Su amigo y traductor inglés, Crawford Flitch –que pasó con él cuarenta días en la isla–, le escribió a París desde Antibes: «¡Fuerteventura! ¡Estoy casi nostálgico de Fuerteventura! ¡Inolvidable isla! Para mí Fuerteventura fue todo un oasis, un oasis donde mi espíritu bebió las aguas vivificadoras y de donde salí refrescado y fortalecido para continuar mi viaje a través del desierto de la civilización». Rememorando esa carta, Unamuno le responde: «¡Fuerteventura, un oasis en el desierto de la civilización! ¡Verdad, amigo Flitch, verdad!».

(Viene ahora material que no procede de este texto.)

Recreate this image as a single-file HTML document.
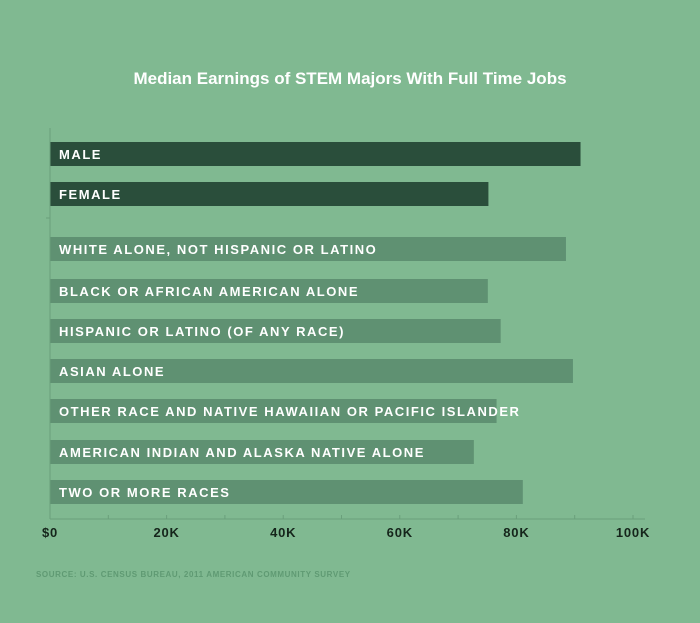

A modo de testamento, Unamuno escribió en una de sus cartas a Castañeyra: «¡Fuerteventura! ¡mi Fuerteventura! Si viera que mi fin se me acercaba y que no podía morir en mi tierra más propia, en mi Bilbao donde nací y me crie, o en mi Salamanca, donde han nacido y se han criado mis hijos, iría a acabar mis días ahí, a esa tierra santa y bendita, ahí, y mandaría que me enterrasen o en lo alto de la montaña Quemada, o al lado de ese mar, junto a aquel peñasco al que solía ir a soñar, o en Playa Blanca».

Finalmente, hace 100 años, en el comentario del soneto 8, De Fuerteventura a París, Unamuno hizo una premonición: «Fuerteventura es una isla hoy pobre, muy pobre, que puede enriquecerse si logra alumbrar agua; pero rica, riquísima en la nobleza de sus habitantes, los majoreros». Desde hace décadas Fuerteventura alumbró agua —de mar, desalada—, lo que abrió las puertas al desarrollo social y económico como nunca antes en su historia, disfrutando sus habitantes de un presente de prosperidad y colmado de oportunidades de futuro.